Evaluation of trends in extreme temperatures simulated by HighResMIP models across Europe

Simulation of past climate is an important tool for the validation of climate models. The comparison with observed daily values allows us to assess the reliability of their projections on climatic extremes in a future climate. The frequency and amplitude of extreme events are fundamental aspects that climate simulations need to reproduce as they have high impacts on economy and society. The ability to simulate them will help policy makers in taking better measures to face climate change. This work aims at evaluating how six models within the High Resolution Model Intercomparison Project reproduce the trends on extreme indices as they have been observed over Europe in the 1970–2014 period. Observed values are provided by the new homogenized version of the E-OBS gridded dataset. The comparison is performed through the use of indices based on seasonal averages and on exceedances of percentile-based thresholds, focusing on six subregions. Winter-average minimum temperature is generally underestimated by models (down to − 4 °C difference over Italy and Norway) while simulated trends in seasonal averages and extreme values are found to be too cold on Eastern Europe and too warm on Iberia and Southern Europe (e.g. up to a difference of − 4% per decade on the number of Cold Nights over Spain). On the other hand the models tend to overestimate summer maximum temperatures averages in the Mediterranean Area (up to + 5 °C over the Balkans) and underestimate these at higher latitudes. Iberia, Southern and Eastern Europe are simulated with too low trends in average summer temperatures. The simulated trends are too strong on the North West part and too weak on the South East part of Europe (down to − 3%/decade on the number of Warm Days over Italy and Western Balkans).
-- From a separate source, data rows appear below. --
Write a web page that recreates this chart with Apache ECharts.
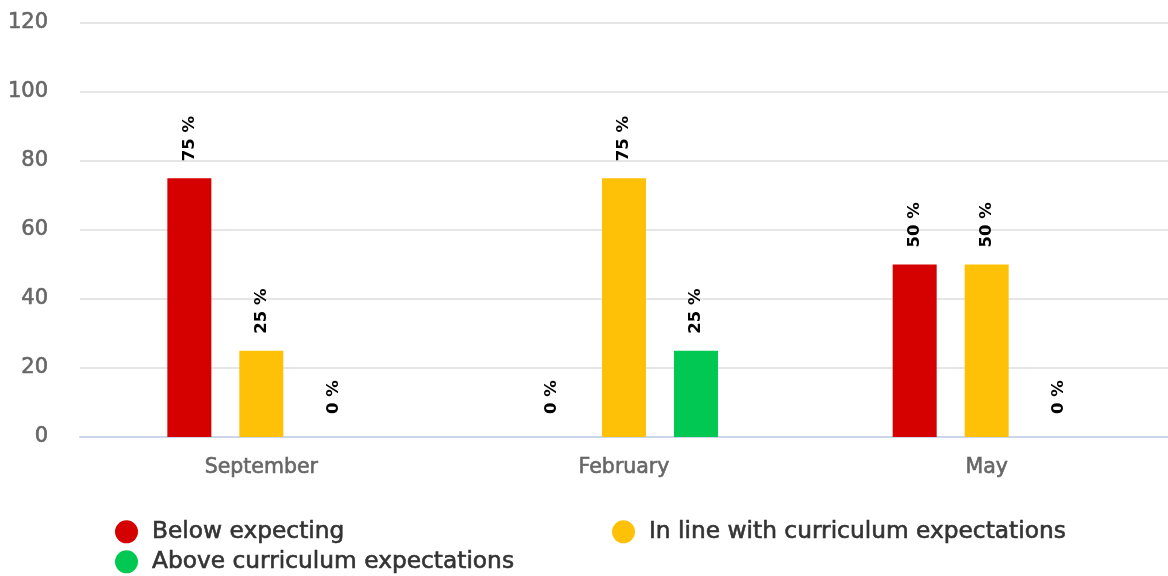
<!DOCTYPE html>
<html>
<head>
<meta charset="utf-8">
<script src="https://cdn.jsdelivr.net/npm/echarts@6/dist/echarts.min.js"></script>
<style>html,body{margin:0;padding:0;background:#fff}#c{width:1168px;height:576px}</style>
</head>
<body>
<div id="c"></div>
<script>
const categories = ['September', 'February', 'May'];
const seriesNames = ['Below expecting', 'In line with curriculum expectations', 'Above curriculum expectations'];
const belowValues = [75, 0, 50];
const inLineValues = [25, 75, 50];
const aboveValues = [0, 25, 0];
const yTicks = [0, 20, 40, 60, 80, 100, 120];
const colors = ['#d50000', '#ffc107', '#00c853'];

const FONT = 'DejaVu Sans';
const valuesList = [belowValues, inLineValues, aboveValues];

function makeSeries(i) {
  return {
    name: seriesNames[i],
    type: 'bar',
    barWidth: 44,
    barGap: '63.6%',
    itemStyle: { color: colors[i] },
    data: valuesList[i].map(v => v === 0 ? { value: v, label: { distance: 23 } } : v),
    label: {
      show: true,
      position: 'top',
      distance: 17,
      rotate: 90,
      align: 'left',
      verticalAlign: 'middle',
      formatter: p => p.value + ' %',
      color: '#000',
      fontFamily: FONT,
      fontWeight: 'bold',
      fontSize: 16.5
    }
  };
}

function legendAt(name, left, top) {
  return {
    data: [name],
    left: left, top: top,
    padding: 0,
    itemWidth: 23, itemHeight: 23,
    icon: 'circle',
    textStyle: { fontFamily: FONT, fontSize: 23.3, color: '#333', padding: [0, 0, 0, 9],
                 textBorderColor: '#333', textBorderWidth: 0.6 }
  };
}

const chart = echarts.init(document.getElementById('c'), null, { renderer: 'canvas' });
chart.setOption({
  animation: false,
  backgroundColor: '#fff',
  textStyle: { fontFamily: FONT },
  grid: { left: 80, top: 23, right: -4, bottom: 139, containLabel: false },
  legend: [
    legendAt(seriesNames[0], 115, 520),
    legendAt(seriesNames[1], 612, 520),
    legendAt(seriesNames[2], 115, 550)
  ],
  xAxis: {
    type: 'category',
    data: categories,
    axisLine: { show: true, lineStyle: { color: '#ccd6eb', width: 2 } },
    axisTick: { show: false },
    axisLabel: { color: '#666', fontFamily: FONT, fontSize: 20.5, margin: 20,
                 textBorderColor: '#666', textBorderWidth: 0.6 }
  },
  yAxis: {
    type: 'value',
    min: yTicks[0],
    max: yTicks[yTicks.length - 1],
    interval: yTicks[1] - yTicks[0],
    axisLine: { show: false },
    axisTick: { show: false },
    splitLine: { lineStyle: { color: '#e6e6e6', width: 2 } },
    axisLabel: { color: '#666', fontFamily: FONT, fontSize: 21, margin: 32,
                 textBorderColor: '#666', textBorderWidth: 0.6 }
  },
  series: [0, 1, 2].map(makeSeries)
});
</script>
</body>
</html>
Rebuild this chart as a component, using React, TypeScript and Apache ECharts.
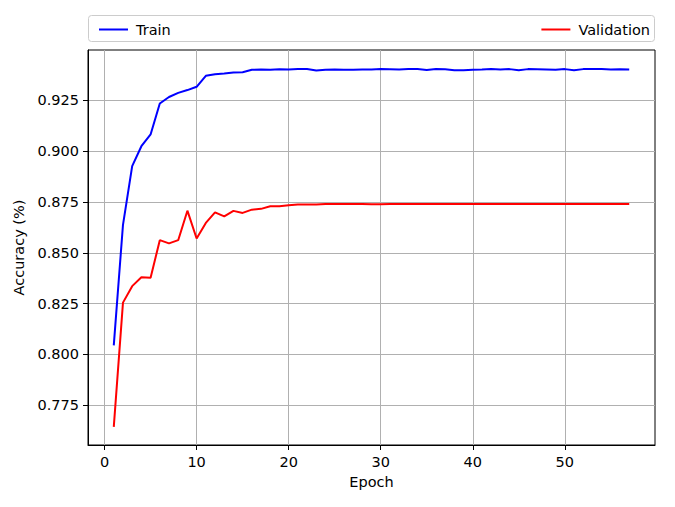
import React, { useEffect, useRef } from "react";
import * as echarts from "echarts";

const epochs: number[] = Array.from({ length: 57 }, (_, i) => i + 1);

const trainAcc: number[] = [
  0.8045, 0.8637, 0.8926, 0.9024, 0.9082, 0.9234, 0.9266, 0.9286, 0.93, 0.9316,
  0.937, 0.9378, 0.9381, 0.9386, 0.9388, 0.94, 0.9401, 0.94, 0.9402, 0.9401,
  0.9403, 0.9404, 0.9396, 0.94, 0.9401, 0.94, 0.94, 0.9401, 0.9401, 0.9403,
  0.9402, 0.9401, 0.9403, 0.9403, 0.9399, 0.9403, 0.9402, 0.9398, 0.9398, 0.94,
  0.9401, 0.9403, 0.9401, 0.9403, 0.9398, 0.9403, 0.9402, 0.9401, 0.94, 0.9403,
  0.9398, 0.9403, 0.9403, 0.9403, 0.9401, 0.9402, 0.9401,
];

const valAcc: number[] = [
  0.7644, 0.8255, 0.8336, 0.838, 0.8377, 0.8562, 0.8546, 0.8562, 0.8707, 0.857,
  0.8647, 0.8699, 0.8679, 0.8706, 0.8696, 0.8712, 0.8716, 0.8729, 0.8729, 0.8734,
  0.8737, 0.8737, 0.8738, 0.874, 0.874, 0.874, 0.874, 0.874, 0.8739, 0.8739,
  0.874, 0.874, 0.874, 0.874, 0.874, 0.874, 0.874, 0.874, 0.874, 0.874,
  0.874, 0.874, 0.874, 0.874, 0.874, 0.874, 0.874, 0.874, 0.874, 0.874,
  0.874, 0.874, 0.874, 0.874, 0.874, 0.874, 0.874,
];

const xTicks: number[] = [0, 10, 20, 30, 40, 50];
const yTicks: number[] = [0.775, 0.8, 0.825, 0.85, 0.875, 0.9, 0.925];

const FONT = "DejaVu Sans";

export default function App() {
  const ref = useRef<HTMLDivElement>(null);
  useEffect(() => {
    document.body.style.margin = "0";
    const chart = echarts.init(ref.current!, null, { renderer: "svg" });
    chart.setOption({
      animation: false,
      backgroundColor: "#ffffff",
      textStyle: { fontFamily: FONT },
      grid: {
        left: 88,
        top: 50,
        width: 567,
        height: 395,
        show: true,
        borderColor: "#000000",
        borderWidth: 1,
        backgroundColor: "transparent",
      },
      graphic: [
        {
          type: "rect",
          z: 0,
          shape: { x: 88.5, y: 15.5, width: 566, height: 26, r: 3 },
          style: { fill: "#ffffff", stroke: "#cccccc", lineWidth: 1 },
        },
      ],
      legend: [
        {
          data: ["Train"],
          left: 94,
          top: 17,
          icon: "rect",
          itemWidth: 29,
          itemHeight: 2,
          textStyle: { fontFamily: FONT, fontSize: 14.5, color: "#000", padding: [0, 0, 0, 3] },
        },
        {
          data: ["Validation"],
          right: 20,
          top: 17,
          icon: "rect",
          itemWidth: 29,
          itemHeight: 2,
          textStyle: { fontFamily: FONT, fontSize: 14.5, color: "#000", padding: [0, 0, 0, 3] },
        },
      ],
      xAxis: {
        type: "value",
        min: -1.8,
        max: 59.8,
        splitNumber: 6,
        name: "Epoch",
        nameLocation: "middle",
        nameGap: 29,
        nameTextStyle: { fontFamily: FONT, fontSize: 14.5, color: "#000" },
        axisLine: { show: true, onZero: false, lineStyle: { color: "#000", width: 1 } },
        axisTick: {
          show: true,
          length: 5,
          customValues: xTicks,
          lineStyle: { color: "#000", width: 1 },
        },
        axisLabel: {
          customValues: xTicks,
          margin: 9,
          fontFamily: FONT,
          fontSize: 14.5,
          color: "#000",
        },
        splitLine: { show: true, lineStyle: { color: "#b0b0b0", width: 1 } },
      },
      yAxis: {
        type: "value",
        min: 0.7555,
        max: 0.9497,
        name: "Accuracy (%)",
        nameLocation: "middle",
        nameGap: 58,
        nameTextStyle: { fontFamily: FONT, fontSize: 14.5, color: "#000" },
        axisLine: { show: true, onZero: false, lineStyle: { color: "#000", width: 1 } },
        axisTick: {
          show: true,
          length: 5,
          customValues: yTicks,
          lineStyle: { color: "#000", width: 1 },
        },
        axisLabel: {
          customValues: yTicks,
          margin: 9,
          fontFamily: FONT,
          fontSize: 14.5,
          color: "#000",
          formatter: (v: number) => v.toFixed(3),
        },
        splitLine: { show: true, lineStyle: { color: "#b0b0b0", width: 1 } },
      },
      series: [
        {
          name: "Train",
          type: "line",
          data: epochs.map((e, i) => [e, trainAcc[i]]),
          showSymbol: false,
          symbol: "none",
          color: "#0000ff",
          lineStyle: { color: "#0000ff", width: 2 },
          z: 3,
        },
        {
          name: "Validation",
          type: "line",
          data: epochs.map((e, i) => [e, valAcc[i]]),
          showSymbol: false,
          symbol: "none",
          color: "#ff0000",
          lineStyle: { color: "#ff0000", width: 2 },
          z: 3,
        },
      ],
    });
    return () => chart.dispose();
  }, []);
  return <div ref={ref} style={{ width: 675, height: 507 }} />;
}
These results corroborate the findings of previous studies about the underestimation of the warming trends of summer temperatures in Southern Europe, where these are more intense and have more impacts. The high-resolution versions of the models are compared to their lower-resolution counterparts, similar to those used in the CMIP5, showing a slight improvement for the simulation of extreme winter minimum temperatures, while no significant progresses have been found for extreme summer maximum temperatures.